ComparativeGenomicsToolkit / hal

Hierarchical Alignment Format
Other
164 stars 39 forks source link

halPhyloP no output or error message? #296

Open astarr97 opened 9 months ago

astarr97 commented 9 months ago

Hello,

I've been playing around with using halPhyloP to compute PhyloP scores on the 447-way placental mammal alignment. Rather than computing PhyloP scores for entire genomes, we would like to compute PhyloP scores for an arbitrary subset of sites in any genome of interest. It seems like halPhyloP using the --refBed argument should be able to do this and in some cases it can. However, in other cases it outputs a blank wig file with no error message or other explanation.

For example, using this command: ./cactus-bin-v2.6.13/bin/halPhyloP --refBed test_works.bed hg38.447way.hal Orcinus_orca fullTreeAnc239.100kb.mod test_worked.wig successfully outputs the PhyloP scores for the 5 sites into test_worked.wig (see attached, I added ".txt" so I can upload it to github).
test_works.bed.txt test_worked.wig.txt

However, when I do the same thing on a different set of sites with: ./cactus-bin-v2.6.13/bin/halPhyloP --refBed test_fails.bed hg38.447way.hal Orcinus_orca fullTreeAnc239.100kb.mod test_failed.wig there is no output.

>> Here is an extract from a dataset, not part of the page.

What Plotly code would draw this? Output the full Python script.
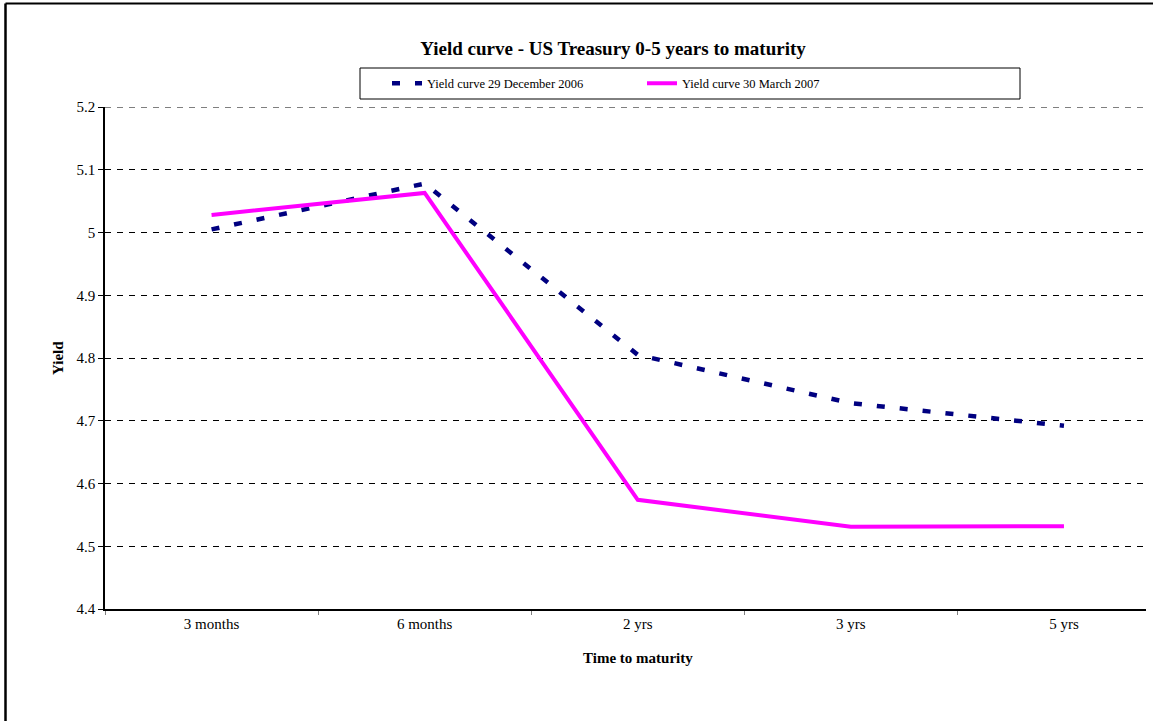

It results in a blank .wig file and does not print any error message. test_fails.bed.txt test_failed.wig.txt

Any ideas on what might be going on here or how to resolve this? I have other examples showing it is not specific to this species or contig. It doesn't seem like the input bed files are different in any discernible way either. Any help would be much appreciated!

Edit: I should also add that no matter how large the "test_fails.bed" file is, everything finishes running in a few seconds.

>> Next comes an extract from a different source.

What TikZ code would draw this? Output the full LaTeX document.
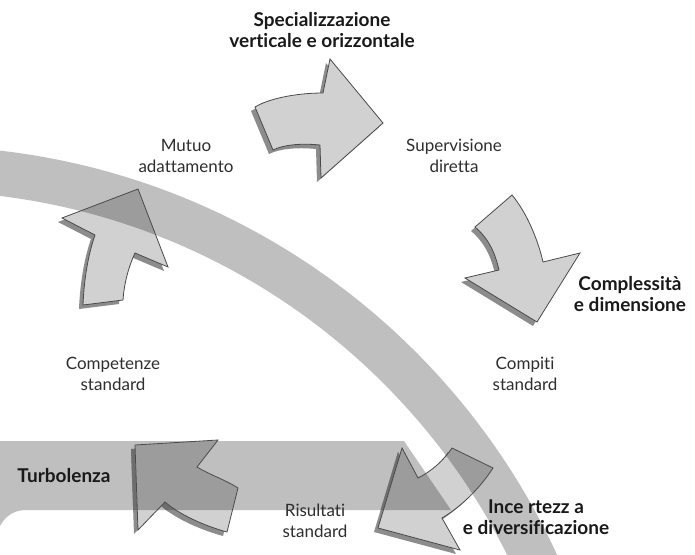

glennhickey commented 9 months ago

That is strange. halPhyloP hasn't been maintained in a while, unfortunately. I recommend exporting to MAF and running regular phyloP directly on that.

Note that you can extract subregions of the MAF using taffy which is included in cactus.

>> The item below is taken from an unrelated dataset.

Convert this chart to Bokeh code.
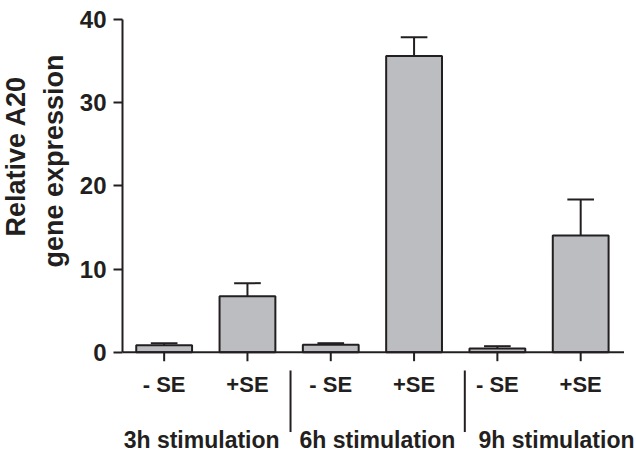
from bokeh.plotting import figure
from bokeh.models import FixedTicker, Range1d, Title
from bokeh.core.properties import value
from bokeh.embed import file_html
from bokeh.resources import INLINE
import math

# ---- data ----
conditions = ["- SE", "+SE", "- SE", "+SE", "- SE", "+SE"]
groups = ["3h stimulation", "6h stimulation", "9h stimulation"]
means = [0.84, 6.73, 0.89, 35.6, 0.44, 14.03]
sems = [0.24, 1.57, 0.19, 2.27, 0.28, 4.33]
y_ticks = [0, 10, 20, 30, 40]
y_label_lines = ["Relative A20", "gene expression"]

# ---- layout constants ----
FONT = value("Liberation Sans")
INK = "#231f20"
BAR_FILL = "#bcbdc0"
positions = list(range(len(conditions)))
group_label_x = [0.45, 2.56, 4.71]
separator_x = [1.517, 3.609]
y_label_offsets = [217, 186]
y_label_standoffs = [-4, 16]
cap_half = 0.16

p = figure(width=636, height=453, output_backend="svg", toolbar_location=None,
           x_range=Range1d(-0.5, 5.67), y_range=Range1d(-12.18, 41.08),
           min_border_left=122, min_border_right=0, min_border_top=10,
           min_border_bottom=0)
p.xaxis.visible = False
p.grid.visible = False
p.outline_line_color = None
p.background_fill_color = "white"

# y axis
ya = p.yaxis[0]
ya.ticker = FixedTicker(ticks=y_ticks)
ya.bounds = (0, 40)
ya.axis_line_width = 2
ya.axis_line_color = INK
ya.major_tick_line_width = 2
ya.major_tick_line_color = INK
ya.major_tick_out = 9
ya.major_tick_in = 0
ya.minor_tick_line_color = None
ya.major_label_standoff = 7
ya.major_label_text_font = "Liberation Sans"
ya.major_label_text_font_style = "bold"
ya.major_label_text_font_size = "24px"
ya.major_label_text_color = INK

# y axis title (two lines), inner line first
for txt, off, so in reversed(list(zip(y_label_lines, y_label_offsets, y_label_standoffs))):
    p.add_layout(Title(text=txt, align="left", offset=off, standoff=so,
                       text_font="Liberation Sans", text_font_style="bold",
                       text_font_size="27px", text_color=INK), "left")

# bars
p.vbar(x=positions, top=means, bottom=0, width=0.67,
       fill_color=BAR_FILL, line_color=INK, line_width=2)

# upper error bars
uppers = [m + s for m, s in zip(means, sems)]
p.segment(x0=positions, y0=means, x1=positions, y1=uppers,
          line_color=INK, line_width=2)
p.segment(x0=[x - cap_half for x in positions], y0=uppers,
          x1=[x + cap_half for x in positions], y1=uppers,
          line_color=INK, line_width=2)

# x axis line and ticks
p.segment(x0=[-0.5], y0=[0], x1=[5.52], y1=[0], line_color=INK, line_width=2)
p.ray(x=positions, y=[0] * len(positions), length=9, length_units="screen",
      angle=-math.pi / 2, line_color=INK, line_width=2)

# condition labels
p.text(x=positions, y=[-3.85] * len(positions), text=conditions,
       text_align="center", text_baseline="alphabetic",
       text_font=FONT, text_font_style="bold", text_font_size="22px",
       text_color=INK)

# group separators
p.segment(x0=separator_x, y0=[-2.2, -2.2], x1=separator_x, y1=[-9.6, -9.6],
          line_color=INK, line_width=2)

# group labels
p.text(x=group_label_x, y=[-10.55] * 3, text=groups,
       text_align="center", text_baseline="alphabetic",
       text_font=FONT, text_font_style="bold", text_font_size="23px",
       text_color=INK)

open("out.html", "w").write(file_html(p, INLINE))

astarr97 commented 9 months ago

Thanks for the quick reply! As halPhyloP is pretty fast, it isn't too bad to compute all the PhyloP scores for a genome so I will likely stick to that as it seems like halPhyloP works well for computing it for the whole alignment.

Sorry to hear about halPhyloP not being maintained. I've been computing PhyloP scores on a lot of different versions (i.e. masking different subsets of species) of the 447-way alignment using MAFs and the rate limiting step has actually been that I can only store 100 terabytes of data (each masked MAF file is massive) so it would definitely be very helpful for me, but my use case is probably pretty rare. Thanks again!